Enforcement officer in Amsterdam, 7 May 2017
Enforcement officer in Amsterdam, 7 May 2017Photo: Lukassek/DepositPhotos

Enforcement officers in Amsterdam will soon be equipped with bodycams, mayor Femke Halsema agreed with the unions. The enforcement officers working in the city center will also receive extra support from the police, effective immediately, the municipality announced in a press release.

Late last year enforcers' union NBB called for all enforcers to be equipped with batons, pepper spray and bodycams. The Amsterdam mayor decided to partially agree to this request. In the summer the first 100 enforcement officers in the city will be equipped with bodycams. After that, the number of enforcers carrying bodycams will be steadily increased, with interim evaluations by the city council.

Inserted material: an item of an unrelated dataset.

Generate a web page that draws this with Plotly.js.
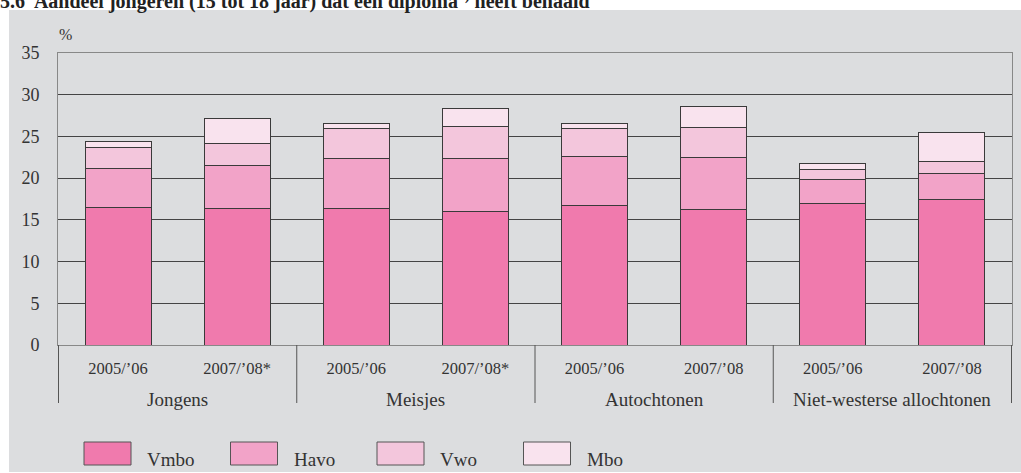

According to the municipality, experience in other municipalities show that a bodycam can have a positive effect on citizens' behavior. People on the street are more aware of their behavior if they know they're being filmed. An bodycam experiment in Breda last year showed that bodycam wearing enforcers can have a de-escalating effect a conflict situation, and that bodycams increase the feeling of safety for enforcement officers. 

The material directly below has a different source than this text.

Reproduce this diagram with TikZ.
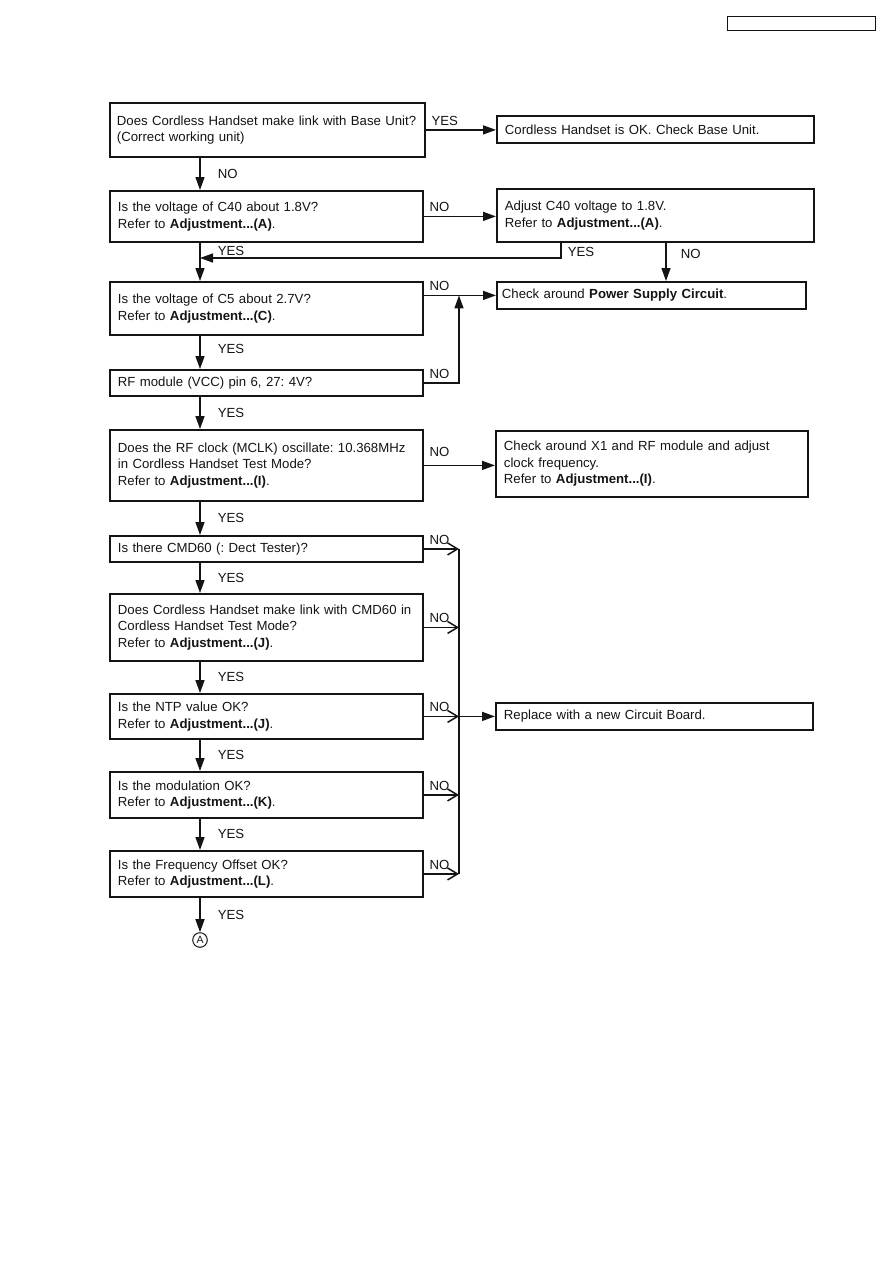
\documentclass[tikz,border=0pt]{standalone}
\usepackage{fontspec}
\setmainfont{Liberation Sans}
\definecolor{inkblack}{RGB}{20,20,20}
\usetikzlibrary{arrows.meta,calc}

\begin{document}
\begin{tikzpicture}[x=1pt, y=-1pt,
    every node/.style={font=\fontsize{13.2pt}{16.5pt}\selectfont\frenchspacing, text=inkblack},
    qbox/.style={draw=inkblack, line width=1.8pt, anchor=north west, align=left, inner xsep=8pt, inner ysep=2pt, minimum width=313pt, text width=297pt},
    abox/.style={draw=inkblack, line width=1.8pt, anchor=north west, align=left, inner xsep=8pt, inner ysep=2pt},
    lab/.style={inner sep=1pt},
    sidelab/.style={lab, anchor=south west, pos=0, xshift=4pt, yshift=3pt},
    arr/.style={draw=inkblack, line width=1.5pt, -{Triangle[length=13pt,width=9pt]}},
    barb/.style={draw=inkblack, line width=1.5pt, -{Straight Barb[length=10pt,width=12pt]}}]
\useasboundingbox (0,0) rectangle (893,1263);

% header box
\node[draw=inkblack, line width=1.2pt, anchor=north west, minimum width=148pt, minimum height=14pt, inner sep=0pt] (docbox) at (727,16) {};

% question column
\node[qbox, inner xsep=7pt, minimum width=315pt, text width=301pt, minimum height=54pt] (qlink) at (109,102) {Does Cordless Handset make link with Base Unit?\\(Correct working unit)};
\node[qbox, minimum height=51pt] (qcforty) at (109,190) {Is the voltage of C40 about 1.8V?\\Refer to \textbf{Adjustment...(A)}.};
\node[qbox, minimum height=53pt] (qcfive) at (109,281) {Is the voltage of C5 about 2.7V?\\Refer to \textbf{Adjustment...(C)}.};
\node[qbox, minimum height=26pt] (qvcc) at (109,369) {RF module (VCC) pin 6, 27: 4V?};
\node[qbox, minimum height=71pt] (qclk) at (109,429) {Does the RF clock (MCLK) oscillate: 10.368MHz\\in Cordless Handset Test Mode?\\Refer to \textbf{Adjustment...(I)}.};
\node[qbox, minimum height=26pt] (qcmd) at (109,535) {Is there CMD60 (: Dect Tester)?};
\node[qbox, minimum height=67pt] (qcmdlink) at (109,593) {Does Cordless Handset make link with CMD60 in\\Cordless Handset Test Mode?\\Refer to \textbf{Adjustment...(J)}.};
\node[qbox, minimum height=45pt] (qntp) at (109,693) {Is the NTP value OK?\\Refer to \textbf{Adjustment...(J)}.};
\node[qbox, minimum height=46pt] (qmod) at (109,771) {Is the modulation OK?\\Refer to \textbf{Adjustment...(K)}.};
\node[qbox, minimum height=46pt] (qfreq) at (109,850) {Is the Frequency Offset OK?\\Refer to \textbf{Adjustment...(L)}.};
\node[circle, draw=inkblack, line width=1pt, inner sep=1.6pt, font=\fontsize{10.5pt}{12pt}\selectfont] (conna) at (200,940) {A};

% action column
\node[abox, minimum width=317pt, text width=301pt, minimum height=27pt] (okbase) at (496,115) {Cordless Handset is OK. Check Base Unit.};
\node[abox, minimum width=317pt, text width=301pt, minimum height=53pt] (adjc) at (496,188) {Adjust C40 voltage to 1.8V.\\Refer to \textbf{Adjustment...(A)}.};
\node[abox, inner xsep=5pt, minimum width=309pt, text width=299pt, minimum height=27pt] (psu) at (496,281) {Check around \textbf{Power Supply Circuit}.};
\node[abox, minimum width=312pt, text width=296pt, minimum height=66pt] (xone) at (495,430) {Check around X1 and RF module and adjust\\clock frequency.\\Refer to \textbf{Adjustment...(I)}.};
\node[abox, minimum width=317pt, text width=301pt, minimum height=27pt] (replace) at (495,702) {Replace with a new Circuit Board.};

% helper coordinates
\coordinate (downx) at (200,0);
\coordinate (yesx) at (561,0);
\coordinate (nox) at (666,0);
\coordinate (bus) at (459,0);
\coordinate (jc) at (200,258);

% main flow
\foreach \a/\b/\lbl/\p in {qlink/qcforty/NO/0.5, qcforty/qcfive/YES/0.22, qcfive/qvcc/YES/0.4, qvcc/qclk/YES/0.5, qclk/qcmd/YES/0.5, qcmd/qcmdlink/YES/0.5, qcmdlink/qntp/YES/0.5, qntp/qmod/YES/0.5, qmod/qfreq/YES/0.5}
  \draw[arr] (\a.south -| downx) -- node[lab, anchor=west, pos=\p, xshift=16pt]{\lbl} (\b.north -| downx);
\draw[arr] (qfreq.south -| downx) -- node[lab, anchor=west, xshift=16pt]{YES} (conna.north);

% side branches
\draw[arr] (qlink.east) -- node[sidelab]{YES} (qlink.east -| okbase.west);
\draw[arr] (qcforty.east) -- node[sidelab]{NO} (qcforty.east -| adjc.west);
\draw[arr] (psu.west -| qcfive.east) -- node[sidelab]{NO} (psu.west);
\draw[arr] (qvcc.east) -| node[sidelab]{NO} (psu.west -| bus);
\draw[arr] (qclk.east) -- node[sidelab, yshift=4pt]{NO} (qclk.east -| xone.west);
\draw[arr] (adjc.south -| yesx) |- node[lab, anchor=west, pos=0.3, xshift=5pt]{YES} (jc);
\draw[arr] (adjc.south -| nox) -- node[lab, anchor=west, pos=0.3, xshift=13pt]{NO} (psu.north -| nox);

% tester checks
\foreach \q in {qcmd,qcmdlink,qntp,qmod,qfreq}
  \draw[barb] (\q.east) -- node[sidelab]{NO} (\q.east -| bus);
\draw[draw=inkblack, line width=1.5pt] (qcmd.east -| bus) -- (qfreq.east -| bus);
\draw[arr] (qntp.east -| bus) -- (replace.west);

\end{tikzpicture}
\end{document}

The city decided against arming the enforcement officers. "Enforcers are there for the quality of life in the city, the police are there for safety. According to the mayor, enforcers should not stand on the front line and must not end up there." To prevent this the municipality, police and Public Prosecutor decided to immediately temporarily increase the number of police officers working in the city center. "These police officers have pepper spray and a baton. They monitor the street and address people on norm-deviant behavior. They are visibly present and can directly support enforcers in the center", the municipality said. There are also always firearm carrying police officers present in the city who can be backup for enforcers who need it.

The mayor and aldermen are also currently working on an Enforcement Master Plan, which focuses on a new distribution of enforcers' work in the public space. "The plan must lead to the more efficient use of enforcers: at the right time, in the right place."

Earlier this week the audit office for the Amsterdam Metropolis criticized the municipality for not addressing nuisance in its neighborhoods. According to the office, the city's enforcers are not trained for new social nuisance situations they have to face, and the city lacks manpower, structure and a clear division of tasks in its approach to these issues.